You see, you can't believe in fate if you are gonna survive. You know you can't believe in God if you are gonna make my brain cry.
Cos everybody knows that reason is the way you can thrive, as Liza said "everybody loves a winner" so you'd better abide.
Remember, life is a cabaret, old chum and you are the only clown. You see the tears you cry are phony, it's time for you to get down.
If love is the reason, darling, your drug is pleasing. Everyday of your life, you're building my poison.
Wednesday, 20 August 2014
The truth of it.
A whole year has passed since my family changed and I've not really shared my experience as a single Mum so far.
It's hard. Really hard. Almost impossible to define.
On a practical level, it can be exhausting, especially balancing a challenging full time career with a demanding toddler. Lack of sleep and being expected to be on top form are tiring. More tiring than I could have imagined.
On a financial level, it's stretching, worrying and unfair, quite simply.

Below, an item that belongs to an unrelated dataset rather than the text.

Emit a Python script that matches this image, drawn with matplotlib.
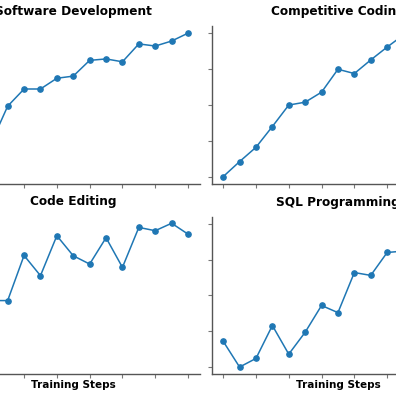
import numpy as np
import matplotlib
matplotlib.use("Agg")
import matplotlib.pyplot as plt

# normalised scores per training step (0..14)
steps = np.arange(15)
software_dev = [0.0, 0.15, 0.235, 0.49, 0.61, 0.61, 0.685, 0.70, 0.81, 0.82, 0.80, 0.925, 0.91, 0.945, 1.0]
competitive = [0.0, 0.105, 0.205, 0.35, 0.50, 0.52, 0.59, 0.75, 0.72, 0.815, 0.905, 0.99, 0.96, 1.0, 0.98]
code_editing = [0.0, 0.25, 0.46, 0.46, 0.775, 0.634, 0.913, 0.773, 0.715, 0.899, 0.692, 0.971, 0.948, 1.0, 0.924]
sql_prog = [0.18, 0.0, 0.06, 0.29, 0.09, 0.243, 0.43, 0.38, 0.66, 0.64, 0.80, 0.81, 0.86, 0.93, 1.0]

titles = ["Software Development", "Competitive Coding", "Code Editing", "SQL Programming"]
series = [software_dev, competitive, code_editing, sql_prog]

fig = plt.figure(figsize=(3.96, 3.96), dpi=100)
W = 396.0
w = 252.5 / W
h = 157.5 / W
boxes = [(-53 / W, 1 - 183.5 / W), (211.7 / W, 1 - 183.8 / W),
         (-53 / W, 1 - 373.6 / W), (211.7 / W, 1 - 374.2 / W)]

for i, (x0, y0) in enumerate(boxes):
    ax = fig.add_axes([x0, y0, w, h])
    ax.plot(steps, series[i], color="#1f77b4", marker="o", markersize=3.8, linewidth=1.1)
    ax.set_title(titles[i], fontsize=8.7, fontweight="bold", pad=8)
    ax.set_xticks(steps[::2])
    ax.set_yticks([0, 0.25, 0.5, 0.75, 1.0])
    ax.set_xticklabels([])
    ax.set_yticklabels([])
    ax.set_ylim(-0.05, 1.05)
    ax.set_xlim(-0.7, 14.7)
    ax.spines["top"].set_visible(False)
    ax.spines["right"].set_visible(False)
    for s in ["left", "bottom"]:
        ax.spines[s].set_color("#555555")
        ax.spines[s].set_linewidth(1.0)
    ax.tick_params(colors="#777777", length=3, width=0.8)
    if i >= 2:
        ax.set_xlabel("Training Steps", fontsize=7.5, fontweight="bold", labelpad=-2)

fig.savefig("out.png", dpi=100)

The practical and financial challenges are easier to deal with, however, than the emotional and social tests. The children's birthday parties, with happy Mums and Dads, so proud of their child are hard. No one is supposed to say that, of course, and generally we (single Mums) only say so to each other. While I am happy spending my life as a pair, it still doesn't stop the agony of watching the Daddy fetch the drinks, sing his child happy birthday or kiss his partner in a moment of thanks for the family they have built.

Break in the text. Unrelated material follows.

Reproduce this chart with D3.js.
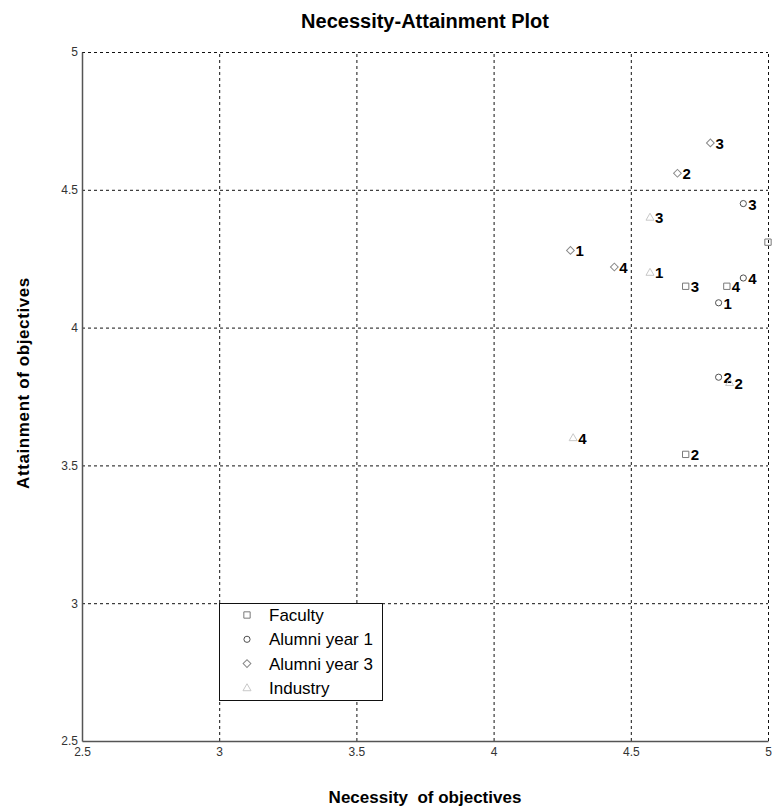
<!DOCTYPE html>
<html>
<head>
<meta charset="utf-8">
<script src="https://cdn.jsdelivr.net/npm/d3@7"></script>
<style>
body{margin:0;background:#fff;}
svg{display:block;font-family:"Liberation Sans",Arial,sans-serif;}
</style>
</head>
<body>
<svg id="chart" width="773" height="809"></svg>
<script>
// ---- data ----
const objectives = ["1","2","3","4"];
const facultyX  = [5.00, 4.70, 4.70, 4.85];
const facultyY  = [4.31, 3.54, 4.15, 4.15];
const alumni1X  = [4.82, 4.82, 4.91, 4.91];
const alumni1Y  = [4.09, 3.82, 4.45, 4.18];
const alumni3X  = [4.28, 4.67, 4.79, 4.44];
const alumni3Y  = [4.28, 4.56, 4.67, 4.22];
const industryX = [4.57, 4.86, 4.57, 4.29];
const industryY = [4.20, 3.80, 4.40, 3.60];
const seriesNames = ["Faculty","Alumni year 1","Alumni year 3","Industry"];
const tickValues = [2.5, 3, 3.5, 4, 4.5, 5];
const tickLabels = ["2.5","3","3.5","4","4.5","5"];

const series = [
  {name: seriesNames[0], xs: facultyX,  ys: facultyY,  sym: "square",   color: "#7a7a7a"},
  {name: seriesNames[1], xs: alumni1X,  ys: alumni1Y,  sym: "circle",   color: "#505050"},
  {name: seriesNames[2], xs: alumni3X,  ys: alumni3Y,  sym: "diamond",  color: "#8a8a8a"},
  {name: seriesNames[3], xs: industryX, ys: industryY, sym: "triangle", color: "#c8c8c8"}
];

const svg = d3.select("#chart");
const x = d3.scaleLinear().domain([2.5, 5]).range([82, 768]);
const y = d3.scaleLinear().domain([2.5, 5]).range([741, 52]);

// grid lines
const gridVals = tickValues.slice(1);
const gx = svg.append("g").attr("transform", `translate(0,${y(2.5)})`)
  .call(d3.axisBottom(x).tickValues(gridVals).tickSize(-(y(2.5) - y(5))).tickFormat(""));
gx.select(".domain").remove();
gx.selectAll(".tick line").attr("stroke", "#111").attr("stroke-dasharray", "3,3").attr("stroke-width", 1);
const gy = svg.append("g").attr("transform", `translate(${x(2.5)},0)`)
  .call(d3.axisLeft(y).tickValues(gridVals).tickSize(-(x(5) - x(2.5))).tickFormat(""));
gy.select(".domain").remove();
gy.selectAll(".tick line").attr("stroke", "#111").attr("stroke-dasharray", "3,3").attr("stroke-width", 1);

// axes with labels
const ax = svg.append("g").attr("transform", `translate(0,${y(2.5)})`)
  .call(d3.axisBottom(x).tickValues(tickValues).tickSize(0).tickPadding(6)
    .tickFormat((d, i) => tickLabels[i]));
ax.select(".domain").attr("stroke", "#555").attr("stroke-width", 1.5);
ax.selectAll("text").attr("font-size", 12).attr("fill", "#333").attr("font-family", "Liberation Sans, Arial, sans-serif");
const ay = svg.append("g").attr("transform", `translate(${x(2.5)},0)`)
  .call(d3.axisLeft(y).tickValues(tickValues).tickSize(0).tickPadding(4)
    .tickFormat((d, i) => tickLabels[i]));
ay.select(".domain").attr("stroke", "#555").attr("stroke-width", 1.5);
ay.selectAll("text").attr("font-size", 12).attr("fill", "#333").attr("font-family", "Liberation Sans, Arial, sans-serif");

// symbols
function symPath(sym) {
  if (sym === "square") return d3.symbol(d3.symbolSquare, 40)();
  if (sym === "circle") return d3.symbol(d3.symbolCircle, 30)();
  if (sym === "diamond") return d3.symbol(d3.symbolSquare, 30)();
  return d3.symbol(d3.symbolTriangle, 28)();
}
function symTransform(sym, cx, cy) {
  if (sym === "diamond") return `translate(${cx},${cy}) rotate(45)`;
  if (sym === "triangle") return `translate(${cx},${cy + 0.5})`;
  return `translate(${cx},${cy})`;
}

series.forEach(s => {
  const pts = s.xs.map((v, i) => ({x: v, y: s.ys[i], label: objectives[i]}));
  const g = svg.append("g");
  g.selectAll("path").data(pts).join("path")
    .attr("d", symPath(s.sym))
    .attr("transform", d => symTransform(s.sym, x(d.x), y(d.y)))
    .attr("fill", "none").attr("stroke", s.color).attr("stroke-width", 1);
  // labels of points sitting on the right border fall outside the figure (not shown in reference)
  g.selectAll("text").data(pts.filter(d => d.x < 5)).join("text")
    .attr("x", d => x(d.x) + 5)
    .attr("y", d => y(d.y) + 6)
    .attr("font-size", 15).attr("font-weight", "bold").attr("fill", "#000")
    .text(d => d.label);
});

// legend
const lg = svg.append("g");
lg.append("rect").attr("x", 219.5).attr("y", 603.5).attr("width", 163).attr("height", 97)
  .attr("fill", "#fff").attr("stroke", "#111").attr("stroke-width", 1);
series.forEach((s, i) => {
  const cy = 615 + i * 24.3;
  lg.append("path").attr("d", symPath(s.sym))
    .attr("transform", symTransform(s.sym, 247, cy))
    .attr("fill", "none").attr("stroke", s.color).attr("stroke-width", 1);
  lg.append("text").attr("x", 269).attr("y", cy + 6)
    .attr("font-size", 17).attr("fill", "#000").text(s.name);
});

// titles
svg.append("text").attr("x", 425).attr("y", 28).attr("text-anchor", "middle")
  .attr("font-size", 20).attr("font-weight", "bold").text("Necessity-Attainment Plot");
svg.append("text").attr("x", 425).attr("y", 803).attr("text-anchor", "middle")
  .attr("font-size", 17).attr("font-weight", "bold").attr("xml:space", "preserve")
  .style("white-space", "pre").text("Necessity  of objectives");
svg.append("text").attr("transform", "translate(29,383) rotate(-90)").attr("text-anchor", "middle")
  .attr("font-size", 17).attr("font-weight", "bold").attr("letter-spacing", "0.6")
  .text("Attainment of objectives");
</script>
</body>
</html>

Now, whenever I say this, kind friends reply by saying that these couples are probably miserable anyway. This isn't the point though; I don't wish misery on anyone. I truly hope they are happy but it still causes temporary blindness and the heaviest, yet emptiest hole imaginable.
Then, come the sympathetic glances, questions of how I manage and overly caring gestures. I am not ungrateful, as this comes from a good place, but I can't help but feel a little abnormal.
Everyone around me has either found their happy ending or is just embarking upon it.
I am not asking for sympathy and I am not asking for praise. This is just the truth of it.